I was lucky enough to pick up several old ‘pieces’ - no, not museum pieces, just cottagey ‘bits’ like a ship's ‘lanthorn’ dated 1843, which lights the hall interestingly, old wrought-iron hinges for the front door and the gate, a pair of ancient chimney-pots of the eight-sided variety, a few candle-lanterns and other odds and ends which I considered a just reward for a positively sleuth-like perseverance on my part in the pursuit of such fascinating quarry.
It is quite clear, of course, that a house which aspires to look cottagey and ‘old English’ must have an appropriate setting. Gnarled old trees; a path of flagstones, with sweet alyssum growing in the cracks, meandering through a wil¬derness of sunflowers and hollyhocks, foxgloves, rosemary, and lavender.

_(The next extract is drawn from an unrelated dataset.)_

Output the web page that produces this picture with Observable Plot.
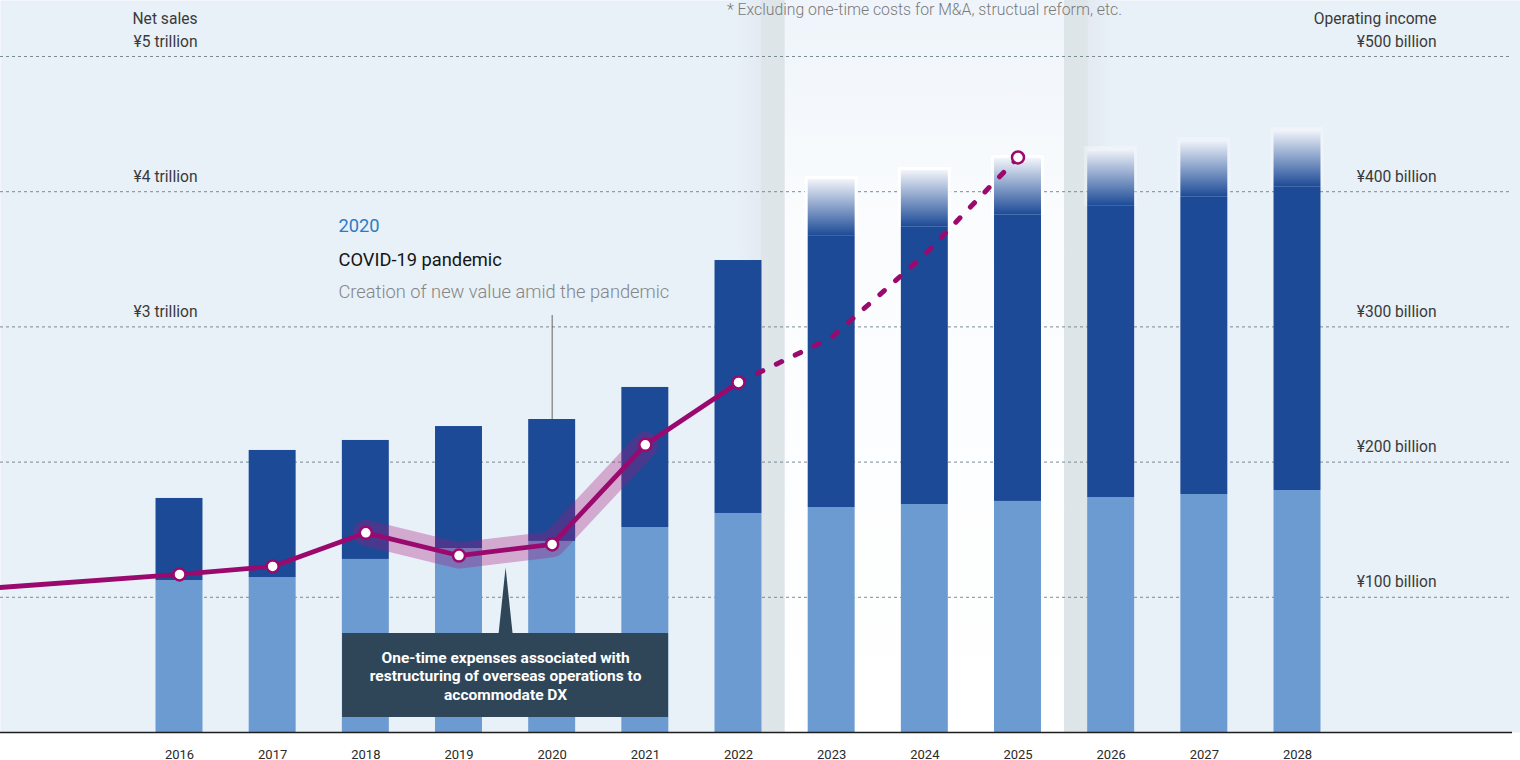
<!DOCTYPE html>
<html>
<head>
<meta charset="utf-8">
<script src="https://cdn.jsdelivr.net/npm/d3@7"></script>
<script src="https://cdn.jsdelivr.net/npm/@observablehq/plot@0.6"></script>
<style>
  html, body { margin: 0; padding: 0; background: #ffffff; }
  #chart svg { display: block; }
</style>
</head>
<body>
<div id="chart"></div>
<script>
// ---- data ----
const years = [2016, 2017, 2018, 2019, 2020, 2021, 2022, 2023, 2024, 2025, 2026, 2027, 2028];
const forecastYears = [2023, 2024, 2025, 2026, 2027, 2028];
const planYears = [2023, 2024, 2025];
// Net sales, ¥ trillion: lower (light) segment and total bar height
const salesLower = [1.124, 1.146, 1.280, 1.361, 1.413, 1.516, 1.620, 1.664, 1.686, 1.709, 1.738, 1.760, 1.790];
const salesTotal = [1.731, 2.086, 2.160, 2.263, 2.315, 2.552, 3.491, 4.090, 4.157, 4.246, 4.312, 4.379, 4.453];
// Operating income, ¥ billion (line enters from the left edge)
const incomeYears = [2014, 2016, 2017, 2018, 2019, 2020, 2021, 2022, 2023, 2024, 2025];
const incomeValues = [106.9, 116.9, 122.8, 147.7, 130.9, 139.1, 212.8, 258.9, 292.2, 353.6, 425.3];
const markerYears = [2016, 2017, 2018, 2019, 2020, 2021, 2022, 2025];
const highlightYears = [2018, 2019, 2020, 2021];
const lastActualYear = 2022;
const leftTicks = [3, 4, 5];
const rightTicks = [1, 2, 3, 4, 5];
const gridTicks = [1, 2, 3, 4, 5];
const calloutYears = [2019, 2020];
const annotationYear = 2020;
const calloutText = "One-time expenses associated with\nrestructuring of overseas operations to\naccommodate DX";
const noteText = "* Excluding one-time costs for M&A, structual reform, etc.";

// ---- derived tables ----
const bars = years.map((y, i) => ({year: y, lower: salesLower[i], total: salesTotal[i], forecast: forecastYears.includes(y)}));
const income = incomeYears.map((y, i) => ({year: y, v: incomeValues[i] / 100}));
const solidLine = income.filter(d => d.year <= lastActualYear);
const dashedLine = income.filter(d => d.year >= lastActualYear);
const markers = income.filter(d => markerYears.includes(d.year));
const highlight = income.filter(d => highlightYears.includes(d.year));

const HW = 0.252;      // half bar width in years
const FADE = 0.42;     // faded top of forecast bars
const DARK = "#1c4a97", LIGHT = "#6b9bd0", MAG = "#9a0a6e", BOX = "#2f4659";
const AXIS_TXT = "#3a3a3a";
const step = 93.17;
const xDomain = [2016 - 179 / step, 2028 + (1520 - 1297) / step];
const planRange = [{a: planYears[0] - 0.5, b: planYears[planYears.length - 1] + 0.5}];
const shadeL = [{a: planYears[0] - 1, b: planYears[0] - 0.5}];
const shadeR = [{a: planYears[planYears.length - 1] + 0.5, b: planYears[planYears.length - 1] + 1}];
const callout = [{c: d3.mean(calloutYears)}];
const annTotal = salesTotal[years.indexOf(annotationYear)];

const bx1 = d => d.year - HW, bx2 = d => d.year + HW;

const plot = Plot.plot({
  width: 1520,
  height: 760,
  marginLeft: 0,
  marginRight: 0,
  marginTop: 56,
  marginBottom: 28,
  style: {fontFamily: "Roboto, 'Noto Sans', sans-serif", background: "transparent", overflow: "visible"},
  x: {type: "linear", domain: xDomain, axis: null},
  y: {domain: [0, 5], axis: null},
  marks: [
    Plot.frame({fill: "#e8f0f8", stroke: "none", insetTop: -56}),
    Plot.rect(planRange, {x1: "a", x2: "b", insetTop: -56, fill: "url(#planGrad)"}),
    Plot.rect(shadeL, {x1: "a", x2: "b", insetTop: -56, fill: "url(#shadeL)"}),
    Plot.rect(shadeR, {x1: "a", x2: "b", insetTop: -56, fill: "url(#shadeR)"}),
    Plot.gridY(gridTicks, {stroke: "#6f7f8a", strokeOpacity: 0.9, strokeDasharray: "3,3", strokeWidth: 1, insetRight: 8}),
    // bars
    Plot.rect(bars.filter(d => d.forecast), {x1: bx1, x2: bx2, y1: d => d.total - FADE, y2: "total",
      insetLeft: -3, insetRight: -3, insetTop: -3, fill: "#ffffff",
      fillOpacity: d => planYears.includes(d.year) ? 0.95 : 0.3}),
    Plot.rect(bars, {x1: bx1, x2: bx2, y1: 0, y2: "lower", fill: LIGHT}),
    Plot.rect(bars, {x1: bx1, x2: bx2, y1: "lower", y2: d => d.forecast ? d.total - FADE : d.total, fill: DARK}),
    Plot.rect(bars.filter(d => d.forecast), {x1: bx1, x2: bx2, y1: d => d.total - FADE, y2: "total", fill: "url(#fadeGrad)"}),
    // operating income line
    Plot.line(highlight, {x: "year", y: "v", stroke: "#a8177c", strokeOpacity: 0.33, strokeWidth: 26,
      strokeLinecap: "round", strokeLinejoin: "round"}),
    Plot.line(solidLine, {x: "year", y: "v", stroke: MAG, strokeWidth: 4.8, strokeLinejoin: "round"}),
    Plot.line(dashedLine, {x: "year", y: "v", stroke: MAG, strokeWidth: 5, strokeDasharray: "6,15",
      strokeLinecap: "round", strokeLinejoin: "round"}),
    Plot.dot(markers, {x: "year", y: "v", r: 6, fill: "#ffffff", stroke: MAG, strokeWidth: 2.5}),
    Plot.ruleY([0], {stroke: "#1e1e1e", strokeWidth: 1.5, insetRight: 8}),
    // axes
    Plot.axisX({ticks: years, tickFormat: d => String(d), tickSize: 0, tickPadding: 17, fontSize: 13, fill: "#2a2a2a"}),
    Plot.axisY({anchor: "left", ticks: leftTicks, tickFormat: d => `¥${d} trillion`, tickSize: 0,
      textAnchor: "end", dx: 206, dy: -15, fontSize: 15.6, fill: AXIS_TXT}),
    Plot.axisY({anchor: "right", ticks: rightTicks, tickFormat: d => `¥${d * 100} billion`, tickSize: 0,
      textAnchor: "end", dx: -93, dy: -15, fontSize: 15.6, fill: AXIS_TXT}),
    Plot.text(["Net sales"], {frameAnchor: "top-left", dx: 197, dy: -38, textAnchor: "end", lineAnchor: "middle", fontSize: 15.6, fill: AXIS_TXT}),
    Plot.text(["Operating income"], {frameAnchor: "top-right", dx: -84, dy: -38, textAnchor: "end", lineAnchor: "middle", fontSize: 15.6, fill: AXIS_TXT}),
    Plot.text([noteText], {frameAnchor: "top", dx: 164, dy: -47, lineAnchor: "middle", fontSize: 15.8, fontWeight: 300, fill: "#7a7a7a"}),
    // 2020 annotation
    Plot.ruleX([annotationYear], {y1: () => 5, y2: () => annTotal, insetTop: 259, stroke: "#666", strokeWidth: 1}),
    Plot.text([String(annotationYear)], {frameAnchor: "top-left", dx: 338, dy: 170, textAnchor: "start", lineAnchor: "middle", fontSize: 18.3, fill: "#2b7cc4"}),
    Plot.text(["COVID-19 pandemic"], {frameAnchor: "top-left", dx: 338, dy: 204, textAnchor: "start", lineAnchor: "middle", fontSize: 18.3, fontWeight: 400, fill: "#151515"}),
    Plot.text(["Creation of new value amid the pandemic"], {frameAnchor: "top-left", dx: 338, dy: 236, textAnchor: "start", lineAnchor: "middle", fontSize: 18.3, fontWeight: 300, fill: "#858585"}),
    // callout
    Plot.vector(callout, {x: "c", frameAnchor: "bottom", dy: -99, length: 66, rotate: 0, shape: "spike", r: 7, anchor: "start", fill: BOX, stroke: "none"}),
    Plot.rect(callout, {x1: "c", x2: "c", insetLeft: -163, insetRight: -163, insetTop: 577, insetBottom: 15, fill: BOX}),
    Plot.text(callout, {x: "c", frameAnchor: "bottom", dy: -57, lineAnchor: "middle", text: () => calloutText, fill: "#ffffff",
      fontSize: 15.5, fontWeight: 700, lineHeight: 1.2})
  ]
});

const defs = `
<linearGradient id="planGrad" x1="0" y1="0" x2="0" y2="1">
  <stop offset="0" stop-color="#eef4fa"/>
  <stop offset="0.3" stop-color="#fafcfe"/>
  <stop offset="1" stop-color="#ffffff"/>
</linearGradient>
<linearGradient id="shadeL" x1="0" y1="0" x2="1" y2="0">
  <stop offset="0" stop-color="#e8f0f8"/>
  <stop offset="0.49" stop-color="#e3eaf1"/>
  <stop offset="0.5" stop-color="#dfe6ea"/>
  <stop offset="1" stop-color="#dee5e9"/>
</linearGradient>
<linearGradient id="shadeR" x1="0" y1="0" x2="1" y2="0">
  <stop offset="0" stop-color="#dee5e9"/>
  <stop offset="0.5" stop-color="#dfe6ea"/>
  <stop offset="0.51" stop-color="#e3eaf1"/>
  <stop offset="1" stop-color="#e8f0f8"/>
</linearGradient>
<linearGradient id="fadeGrad" x1="0" y1="0" x2="0" y2="1">
  <stop offset="0" stop-color="#f2f5fa"/>
  <stop offset="1" stop-color="${DARK}"/>
</linearGradient>`;
d3.select(plot).insert("defs", ":first-child").html(defs);
document.getElementById("chart").appendChild(plot);
</script>
</body>
</html>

The gnarled old trees had been kindly provided by some right-minded person 'way back in the 1880s or thereabouts, and in consequence my life, during the building operations, was one long struggle with electricians, plumbers, carpenters, and gas men. Their hands itched for their axes ... this tree was in the way of that pipe ... the only way to do so-and-so was to take down those dear old trees –‘dear’ not being the actual word used, either. Possession being nine points of the law, however, the trees are still standing - and hale and hearty at that.
Fortune smiled over the flags. Flag paths are an expensive luxury when you buy them in the ordinary way, but the possession of a keen eye for the out-of-the-way junkyard, or the few slabs at the back of the old garage (a sometime stable), will achieve a remarkable acreage of flagging at the cost of a very few pounds.
This article would not be complete without a very grateful acknowledgment to Mr James Nangle, the author of Australian Building Construction, the very comprehensive textbook from which the constructional details of this ‘home-made house’ were worked out. I took an active part in its building (I wore out three pairs of overalls and a baker's dozen pairs of gloves on the job) and I can safely recommend those people who are "fed up with everything" to go and do likewise. Personally, I got quite a lot of fun out of it.